Man läuft die Fußgängerzone entlang und trifft auf einen Obdachlosen, der um ein paar Cents bittet. „Soll ich ihm wirklich Geld geben?“, fragen sich dann viele. Was macht er damit? Kauft er sich Alkohol? Wäre es daher nicht sinnvoller, ihm Essen zu kaufen? Hinter diesen scheinbar fürsorglichen Gedanken steckt die paternalistische Haltung, besser Bescheid zu wissen, was der Mensch jetzt bräuchte. Aber nicht nur das.
„Würdige“ und „unwürdige“ Arme
In dieser Alltagsszene wird die uralte Unterscheidung zwischen den „würdigen“ und „unwürdigen“ Armen aufgeführt. Wer wirklich gewillt ist, seine offensichtlich mangelhafte Situation zu verbessern, gibt das Geld nicht für Alkohol aus, der allzu gerne in einem wenig komplexen Umkehrungsprozess von Ursache und Wirkung als eigentlicher Grund für Armut und Obdachlosigkeit erachtet wird. Unwürdig erscheint der, der sich seiner Situation überlässt und sich der stumpfen und geistlosen Bedürfnisbefriedigung widmet. Der würdige Arme hingegen akzeptiert die Kontrolle, die über ihn ausgeübt wird. Wer nichts hat und nach dem Wenigen zum Überleben fragen muss, sollte sich gefälligst nicht einbilden, auch nur über einen Hauch von Verfügungsgewalt zu verfügen – und sei es, sich zwischen Toastbrot und einer mit Flüssigkeit gefüllten Dose zu entscheiden. Es geht darum, die Sitzordnung der Gesellschaft aufrechtzuerhalten. Der devote Blick von unten, ein gekrümmter Rücken und die geöffnete Hand markieren die ideale Körperhaltung des würdigen Armen, der weiß, dass er ganz unten steht.
Die Implikationen dieser Alltagsszene lassen sich zum Teil übertragen auf die Debatte um Geflüchtete, denen in Zukunft weniger Bargeld, dafür eine Bezahlkarte in die Hand gedrückt werden soll, die sie dann im Supermarkt vorlegen müssen. Zwar soll diese Praxis, wie auch offen formuliert, zuvorderst der Abschreckung und der Erziehung dienen, aber auch hier geht es um Macht, Kontrolle und Zuweisung, um Bevormundung und Entmündigung.

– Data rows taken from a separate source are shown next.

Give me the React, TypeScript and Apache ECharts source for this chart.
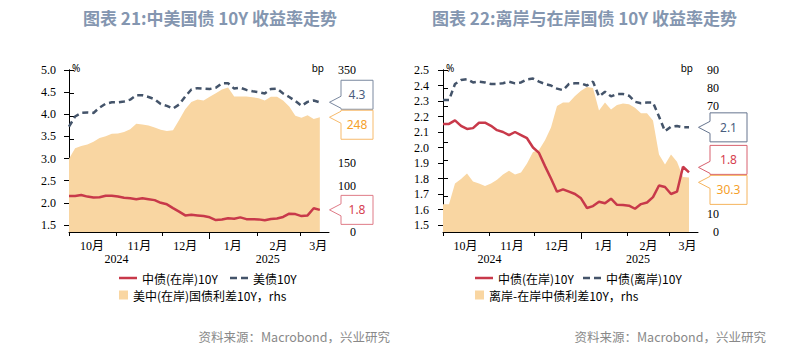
import React, { useEffect, useRef } from "react";
import * as echarts from "echarts";

// ---------- data ----------
const dates = [
  "2024-10-01", "2024-10-05", "2024-10-09", "2024-10-13", "2024-10-17", "2024-10-21", "2024-10-25", "2024-10-29",
  "2024-11-02", "2024-11-06", "2024-11-10", "2024-11-14", "2024-11-18", "2024-11-22", "2024-11-26", "2024-11-30",
  "2024-12-04", "2024-12-08", "2024-12-12", "2024-12-16", "2024-12-20", "2024-12-24", "2024-12-28",
  "2025-01-01", "2025-01-05", "2025-01-09", "2025-01-13", "2025-01-17", "2025-01-21", "2025-01-25", "2025-01-29",
  "2025-02-02", "2025-02-06", "2025-02-10", "2025-02-14", "2025-02-18", "2025-02-22", "2025-02-26",
  "2025-03-02", "2025-03-06", "2025-03-10", "2025-03-14",
];

const cn10y = [
  2.152, 2.152, 2.175, 2.14, 2.12, 2.125, 2.16, 2.16, 2.14, 2.112, 2.1, 2.08, 2.1, 2.08, 2.06, 2.0,
  1.965, 1.88, 1.8, 1.715, 1.73, 1.715, 1.7, 1.672, 1.61, 1.622, 1.65, 1.64, 1.67, 1.63, 1.629,
  1.625, 1.605, 1.635, 1.645, 1.68, 1.755, 1.745, 1.7, 1.715, 1.876, 1.84,
];

const us10y = [
  3.72, 3.95, 4.03, 4.04, 4.03, 4.15, 4.24, 4.27, 4.27, 4.29, 4.33, 4.43, 4.43, 4.39, 4.34, 4.23,
  4.19, 4.13, 4.22, 4.4, 4.56, 4.59, 4.58, 4.57, 4.6, 4.7, 4.7, 4.58, 4.6, 4.55, 4.52,
  4.5, 4.47, 4.57, 4.58, 4.47, 4.39, 4.3, 4.19, 4.28, 4.31, 4.27,
];

const usCnSpread = [
  158, 181, 186, 189, 195, 203, 207, 212, 213, 216, 222, 234, 232, 230, 226, 221,
  218, 220, 242, 265, 281, 286, 284, 292, 300, 308, 312, 293, 293, 293, 291,
  289, 284, 292, 292, 284, 271, 251, 247, 252, 244, 248,
];

const cnh10y = [
  2.306, 2.306, 2.41, 2.435, 2.44, 2.42, 2.425, 2.42, 2.41, 2.41, 2.415, 2.425, 2.414, 2.42, 2.44, 2.445,
  2.425, 2.41, 2.4, 2.38, 2.37, 2.41, 2.414, 2.414, 2.4, 2.425, 2.33, 2.36, 2.33, 2.345, 2.345,
  2.334, 2.295, 2.285, 2.29, 2.29, 2.2, 2.105, 2.135, 2.139, 2.13, 2.13,
];

const cnhCnSpread = [
  15.4, 15.4, 27, 29.5, 32.5, 28, 26.9, 25.5, 27, 29, 32, 34, 32, 33, 38, 44.5,
  45.5, 51, 58, 70, 72, 72, 75.5, 78.5, 80.5, 80, 67.5, 72, 68, 70.5, 71.4,
  71, 69, 66, 66, 62, 43, 37.5, 43, 39, 30.5, 30.3,
];

const monthTickDates = ["2024-10-01", "2024-11-01", "2024-12-01", "2025-01-01", "2025-02-01", "2025-03-01"];
const yearTickDates = ["2025-01-01"];
const monthLabels = ["10月", "11月", "12月", "1月", "2月", "3月"];
const monthLabelDates = ["2024-10-16", "2024-11-16", "2024-12-16", "2025-01-16", "2025-02-15", "2025-03-13"];
const yearLabels = ["2024", "2025"];
const yearLabelDates = ["2024-11-01", "2025-02-08"];
const axisStart = "2024-10-01";
const axisEnd = "2025-03-20";

const leftTicksA = [1.5, 2.0, 2.5, 3.0, 3.5, 4.0, 4.5, 5.0];
const leftTicksB = [1.5, 1.6, 1.7, 1.8, 1.9, 2.0, 2.1, 2.2, 2.3, 2.4, 2.5];

const titleA = "图表 21:中美国债 10Y 收益率走势";
const titleB = "图表 22:离岸与在岸国债 10Y 收益率走势";
const sourceText = "资料来源：Macrobond，兴业研究";

const nameCn = "中债(在岸)10Y";
const nameUs = "美债10Y";
const nameSpreadA = "美中(在岸)国债利差10Y，rhs";
const nameCnh = "中债(离岸)10Y";
const nameSpreadB = "离岸-在岸中债利差10Y，rhs";

// ---------- helpers ----------
const DAY = 86400000;
const ORIGIN = Date.parse(axisStart + "T00:00:00Z");
const toDay = (s: string) => Math.round((Date.parse(s + "T00:00:00Z") - ORIGIN) / DAY);
const X_MAX = toDay(axisEnd);
const days = dates.map(toDay);
const pairs = (vals: number[]) => vals.map((v, i) => [days[i], v]);
const monthTicks = monthTickDates.map(toDay);
const yearTicks = yearTickDates.map(toDay);
const monthLabelDays = monthLabelDates.map(toDay);
const yearLabelDays = yearLabelDates.map(toDay);
const lookup = (v: number, keys: number[], labels: string[]) => {
  const i = keys.findIndex((k) => Math.abs(k - v) < 0.01);
  return i >= 0 ? labels[i] : "";
};

const RED = "#c8394a";
const NAVY = "#44546a";
const PEACH = "#f9d6a2";
const SERIF = "'Liberation Serif', 'Times New Roman', 'Noto Sans CJK SC', serif";
const CJK = "'Noto Sans CJK SC', sans-serif";
const SOLID_ICON = "path://M0,0H18V2.5H0Z";
const DASH_ICON = "path://M0,0H7V2.5H0Z M11,0H18V2.5H11Z";

function xAxesFor(grid: number) {
  const common = { type: "value", gridIndex: grid, min: 0, max: X_MAX, position: "bottom", splitLine: { show: false } };
  return [
    {
      ...common,
      axisLine: { show: true, onZero: false, lineStyle: { color: "#000", width: 1 } },
      axisTick: { show: true, length: 4, customValues: monthTicks, lineStyle: { color: "#000" } },
      axisLabel: {
        customValues: monthLabelDays,
        formatter: (v: number) => lookup(v, monthLabelDays, monthLabels),
        margin: 8, fontFamily: SERIF, fontSize: 12, color: "#000",
      },
    },
    {
      ...common,
      axisLine: { show: false, onZero: false },
      axisTick: { show: true, length: 7, customValues: yearTicks, lineStyle: { color: "#000" } },
      axisLabel: {
        customValues: yearLabelDays,
        formatter: (v: number) => lookup(v, yearLabelDays, yearLabels),
        margin: 21, fontFamily: SERIF, fontSize: 12, color: "#000",
      },
    },
  ];
}

function yLeft(grid: number, min: number, max: number, ticks: number[], margin: number) {
  return {
    type: "value", gridIndex: grid, position: "left", min, max,
    axisLine: { show: true, lineStyle: { color: "#000" } },
    axisTick: { show: true, length: 5, customValues: ticks, lineStyle: { color: "#000" } },
    axisLabel: {
      customValues: ticks, formatter: (v: number) => v.toFixed(1), margin,
      fontFamily: SERIF, fontSize: 12, color: "#000",
    },
    splitLine: { show: false },
  };
}

function yRight(grid: number, max: number, interval: number, margin: number) {
  return {
    type: "value", gridIndex: grid, position: "right", min: 0, max, interval,
    axisLine: { show: true, lineStyle: { color: "#000" } },
    axisTick: { show: true, length: 5, lineStyle: { color: "#000" } },
    axisLabel: { align: "right", margin, fontFamily: SERIF, fontSize: 12, color: "#000" },
    splitLine: { show: false },
  };
}

function areaSeries(name: string, xi: number, yi: number, vals: number[]) {
  return {
    type: "line", name, xAxisIndex: xi, yAxisIndex: yi, data: pairs(vals), symbol: "none", showSymbol: false,
    lineStyle: { width: 0, color: PEACH }, itemStyle: { color: PEACH },
    areaStyle: { color: PEACH, opacity: 1 }, z: 1,
  };
}
function lineSeries(name: string, xi: number, yi: number, vals: number[], color: string, dashed: boolean) {
  return {
    type: "line", name, xAxisIndex: xi, yAxisIndex: yi, data: pairs(vals), symbol: "none", showSymbol: false,
    lineStyle: { width: 2.5, color, type: dashed ? [6, 4] : "solid" }, itemStyle: { color }, z: dashed ? 4 : 3,
  };
}

function legendLine(name: string, left: number, dashed: boolean) {
  return {
    data: [{ name, icon: dashed ? DASH_ICON : SOLID_ICON }],
    left, top: 272, orient: "horizontal", padding: 0,
    itemWidth: 18, itemHeight: 2.5, itemGap: 5,
    itemStyle: { borderWidth: 0 },
    textStyle: { fontFamily: CJK, fontSize: 12, color: "#000" },
    selectedMode: false,
  };
}
function legendSquare(name: string, left: number) {
  return {
    data: [{ name, icon: "rect" }],
    left, top: 289, orient: "horizontal", padding: 0,
    itemWidth: 9, itemHeight: 9, itemGap: 5,
    itemStyle: { borderWidth: 0 },
    textStyle: { fontFamily: CJK, fontSize: 12, color: "#000" },
    selectedMode: false,
  };
}

function buildOption() {
  const titleStyle = { fontFamily: CJK, fontSize: 17, fontWeight: "bold", color: "#8496b0" };
  return {
    animation: false,
    backgroundColor: "#fff",
    title: [
      { text: titleA, left: 83, top: 9, textStyle: titleStyle, padding: 0 },
      { text: titleB, left: 432, top: 9, textStyle: titleStyle, padding: 0 },
    ],
    grid: [
      { left: 69, top: 70, width: 260, height: 162 },
      { left: 443, top: 70, width: 255, height: 162 },
    ],
    xAxis: [...xAxesFor(0), ...xAxesFor(1)],
    yAxis: [
      yLeft(0, 1.34, 5.0, leftTicksA, 13),
      yRight(0, 350, 50, 27),
      yLeft(1, 1.455, 2.5, leftTicksB, 14),
      yRight(1, 90, 10, 21),
    ],
    legend: [
      legendLine(nameCn, 119, false),
      legendLine(nameUs, 230, true),
      legendSquare(nameSpreadA, 119),
      legendLine(nameCn, 475, false),
      legendLine(nameCnh, 583, true),
      legendSquare(nameSpreadB, 475),
    ],
    series: [
      areaSeries(nameSpreadA, 0, 1, usCnSpread),
      lineSeries(nameCn, 0, 0, cn10y, RED, false),
      lineSeries(nameUs, 0, 0, us10y, NAVY, true),
      areaSeries(nameSpreadB, 2, 3, cnhCnSpread),
      lineSeries(nameCn, 2, 2, cn10y, RED, false),
      lineSeries(nameCnh, 2, 2, cnh10y, NAVY, true),
    ],
  };
}

type CalloutDef = { xi: number; yi: number; value: number; text: string; color: string; border: string; w: number };
type Box = { T: number; B: number };
const H = 29;

function layoutCallouts(chart: any, defs: CalloutDef[]) {
  const items = defs.map((d) => {
    const tipY = chart.convertToPixel({ yAxisIndex: d.yi }, d.value) as number;
    const axisX = chart.convertToPixel({ xAxisIndex: d.xi }, X_MAX) as number;
    return { ...d, tipY, axisX, top: tipY - H / 2 };
  });
  items.sort((a, b) => a.top - b.top);
  for (let k = 0; k < 6; k++) {
    for (let i = 1; i < items.length; i++) {
      const p = items[i - 1];
      const c = items[i];
      const ov = p.top + H + 1 - c.top;
      if (ov > 0) {
        p.top -= ov / 2;
        c.top += ov / 2;
      }
    }
  }
  return items;
}

function calloutEls(items: any[]) {
  const els: any[] = [];
  items.forEach((it) => {
    const L = it.axisX + 12;
    const R = L + it.w;
    const T = it.top;
    const B = T + H;
    const ty = Math.min(Math.max(it.tipY, T + 7), B - 7);
    els.push({
      type: "polygon", z: 100,
      shape: { points: [[L, T], [R, T], [R, B], [L, B], [L, ty + 6], [it.axisX + 0.5, ty], [L, ty - 6]] },
      style: { fill: "#fff", stroke: it.border, lineWidth: 1 },
    });
    els.push({
      type: "text", z: 101, x: (L + R) / 2, y: (T + B) / 2,
      style: {
        text: it.text, fill: it.color, font: "12px 'Noto Sans', sans-serif",
        align: "center", verticalAlign: "middle", textAlign: "center", textVerticalAlign: "middle",
      },
    });
  });
  return els;
}

function staticText(x: number, y: number, text: string, font: string, fill: string, align: string) {
  return {
    type: "text", x, y, z: 50,
    style: { text, font, fill, align, verticalAlign: "middle", textAlign: align, textVerticalAlign: "middle" },
  };
}

export default function App() {
  const ref = useRef<HTMLDivElement>(null);
  useEffect(() => {
    document.body.style.margin = "0";
    const el = ref.current!;
    const chart = echarts.init(el, null, { renderer: "svg" });
    chart.setOption(buildOption() as any);
    const last = (a: number[]) => a[a.length - 1];
    const unitFont = "10px 'Noto Sans', sans-serif";
    const srcFont = "12.5px 'Noto Sans CJK SC', sans-serif";

    const itemsA = layoutCallouts(chart, [
      { xi: 0, yi: 0, value: last(us10y), text: last(us10y).toFixed(1), color: "#4a5d7e", border: "#7a889f", w: 32 },
      { xi: 0, yi: 1, value: last(usCnSpread), text: String(last(usCnSpread)), color: "#f5a02a", border: "#f7bb6c", w: 32 },
      { xi: 0, yi: 0, value: last(cn10y), text: last(cn10y).toFixed(1), color: "#d6404f", border: "#df7b87", w: 32 },
    ]);
    const itemsB = layoutCallouts(chart, [
      { xi: 2, yi: 2, value: last(cnh10y), text: last(cnh10y).toFixed(1), color: "#4a5d7e", border: "#66758f", w: 37 },
      { xi: 2, yi: 2, value: last(cn10y), text: last(cn10y).toFixed(1), color: "#d6404f", border: "#d8606e", w: 37 },
      { xi: 2, yi: 3, value: last(cnhCnSpread), text: last(cnhCnSpread).toFixed(1), color: "#f5a02a", border: "#f5b45e", w: 37 },
    ]);

    // right-axis labels that sit under a callout box are hidden, as in the reference
    const coveredFormatter = (yi: number, items: any[]) => (v: number) => {
      const y = chart.convertToPixel({ yAxisIndex: yi }, v) as number;
      const hit = items.some((it) => y > it.top - 3 && y < it.top + H + 3);
      return hit ? "" : String(v);
    };
    chart.setOption({
      yAxis: [
        {},
        { axisLabel: { formatter: coveredFormatter(1, itemsA) } },
        {},
        { axisLabel: { formatter: coveredFormatter(3, itemsB) } },
      ],
    } as any);

    const elements = [
      staticText(72, 68, "%", unitFont, "#000", "left"),
      staticText(324, 68, "bp", unitFont, "#000", "right"),
      staticText(446, 68, "%", unitFont, "#000", "left"),
      staticText(693, 68, "bp", unitFont, "#000", "right"),
      staticText(390, 336, sourceText, srcFont, "#898989", "right"),
      staticText(766, 336, sourceText, srcFont, "#898989", "right"),
      ...calloutEls(itemsA),
      ...calloutEls(itemsB),
    ];
    chart.setOption({ graphic: { elements } } as any);
    return () => chart.dispose();
  }, []);
  return <div ref={ref} style={{ width: 794, height: 348 }} />;
}
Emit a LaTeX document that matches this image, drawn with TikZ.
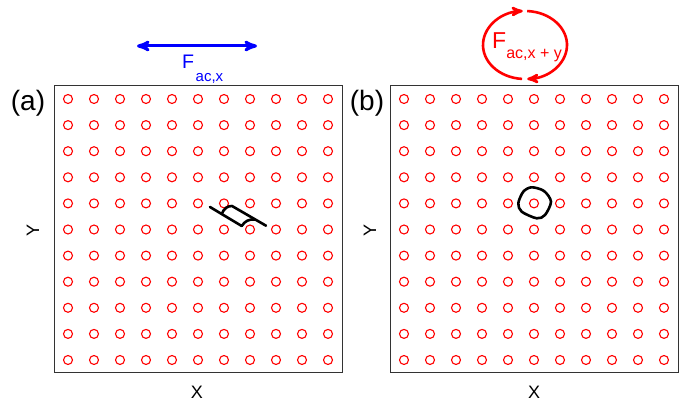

Geflüchtete scheinen offenbar nicht in der Lage zu sein, angemessene finanzielle Entscheidungen zu treffen, sagen die Bevormunder. Kein Geld an Verwandte, keine Anreize, keine Freiheit. Stattdessen Abhängigkeit und Ohnmacht. Die Hierarchie zwischen den Ankommenden und Ansässigen, zwischen den Nehmenden und den Gebenden, ist so grundlegend, dass sie sich nicht einfach durch empathische Gesten, Bargeld oder ein höfliches Lächeln seitens der Gebenden auflösen lässt.
Doch damit die Hierarchie bestmöglich abgesichert wird, muss sie täglich perpetuiert werden – auf dem Amt, der Straße, im Supermarkt. Wollen wir diesen Albtraum nicht langsam beenden?